Sparrow and Vine
- Book cover
- Author: Sophie Lark
- Language: English
- Genre: Contemporary romance
- Pages: 400
- ISBN: 9781464242281

= Sparrow and Vine =

Romance novel by Sophie Lark

Sparrow and Vine is a contemporary romance novel by Sophie Lark. The book follows Sadie Sparrow, who enters a marriage of convenience with her rival Monroe Beaumont in order to inherit her family home and winery.

Although scheduled for release in April 2025, Sparrow and Vine was canceled by its publisher Bloom Books a month before publication after quotations from the book drew criticism on social media from early readers.

== Plot ==
According to Bloom Books, Sparrow and Vine was intended to be the first book in an "arranged marriage series about a woman who has to marry a man from a rival family in order for them to secure their portion of an inheritance."

The book follows Sadie Sparrow, who agrees to marry her domineering "worst enemy" Monroe Beaumont in order to inherit the family winery, Sparrow and Vine.

== Publication history ==
Sparrow and Vine was scheduled for publication by Bloom Books in April 2025. In March, readers with advance copies of the novel began to criticize it on social media, posting quotations from the book and giving it one-star reviews on Goodreads.

In one quotation, a character says "I don’t want to sound ignorant… But shouldn’t there be a crew of people with questionable work visas picking these grapes for us?", which some readers perceived as racist or insensitive to undocumented workers.
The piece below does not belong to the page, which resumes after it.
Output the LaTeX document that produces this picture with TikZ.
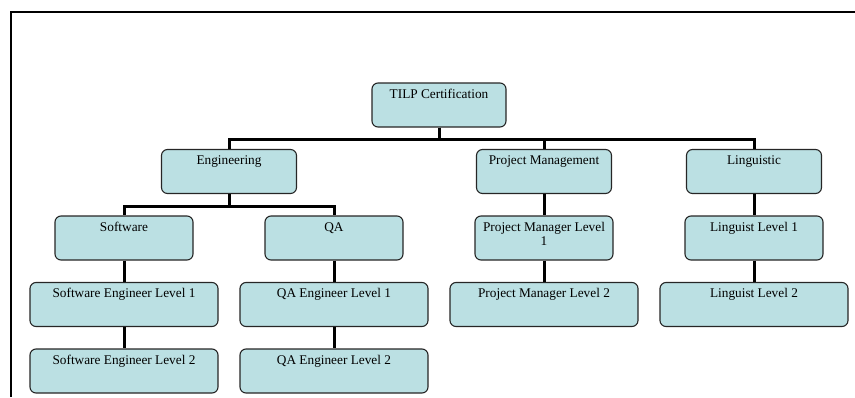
\documentclass[tikz,border=0pt]{standalone}
\usepackage{fontspec}
\setmainfont{Liberation Serif}
\usepackage{tikz}
\usetikzlibrary{trees}

\definecolor{boxfill}{RGB}{187,224,227}

\begin{document}
\begin{tikzpicture}[x=1pt, y=1pt,
			      level distance=66.5pt,
			      level 1/.style={sibling distance=210pt, minimum width=135pt},
			      level 2/.style={sibling distance=210pt, minimum width=138pt},
			      level 3/.style={minimum width=188pt},
			      every node/.style={rectangle, rounded corners=6pt, draw=black!85, line width=1.1pt,
			          fill=boxfill, align=center, inner ysep=3pt,
			          text height=12pt, text depth=26pt,
			          font=\fontsize{13.3}{14.5}\selectfont},
			      edge from parent/.style={draw, line width=3pt},
			      edge from parent path={(\tikzparentnode.south) -- +(0,-12pt) -| (\tikzchildnode.north)}]
		      \useasboundingbox (0,0) rectangle (855,-397);
		      \draw[line width=2pt] (11,-397) -- (11,-11.5) -- (855,-11.5);
		      \node[minimum width=134pt] (cert) at (439,-105) {TILP Certification}
		      child {node (eng) {Engineering}
				      child {node (soft) {Software}
						      child {node (soft1) {Software Engineer Level 1}
								      child {node (soft2) {Software Engineer Level 2}}}}
				      child {node (qa) {QA}
						      child {node (qa1) {QA Engineer Level 1}
								      child {node (qa2) {QA Engineer Level 2}}}}
			      }
		      child[xshift=105pt] {node (pm) {Project Management}
				      child {node[text height=26.5pt, text depth=11.5pt] (pm1) {Project Manager Level\\1}
						      child {node (pm2) {Project Manager Level 2}}}
			      }
		      child[xshift=105pt] {node (ling) {Linguistic}
				      child {node (ling1) {Linguist Level 1}
						      child {node (ling2) {Linguist Level 2}}}
			      };
	      \end{tikzpicture}
\end{document}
In another quotation, a character says: "I was inspired by Elon Musk. I use his five step design process," which drew criticism due to Musk's association with Donald Trump and his work for the Department of Government Efficiency.

Following the controversy, Bloom announced that it would cancel the publication of Sparrow and Vine, as well as subsequent books in the series. Lark released an apology on Instagram, saying that she was pausing the series for rewrites "to ensure that my work doesn’t contribute to harm". According to Lark, Bloom editors had suggested removing the controversial lines, but she ultimately decided to keep them in the book. Lark also said that she had intended "to craft and demonstrate a flawed main character", but that "a lot in the world has changed" since she had written the book in summer 2024, "particularly in regard to the fate of immigrants worldwide and certain public figures."

== Reception ==
Sarah Barrett, discussing the Sparrow and Vine controversy for The Mary Sue, said that the quotations were "truly tone deaf", but that Lark's apology seemed "heartfelt".

In The New York Times, Alexandra Alter wrote that the controversy over Sparrow and Vine showed "how politics has infused almost every aspect of culture, even the often-escapist world of romance fiction." She added that the incident exemplified "the influence that readers can exert over authors and publishers, and how negative campaigns on social media can torpedo a book before it hits stores."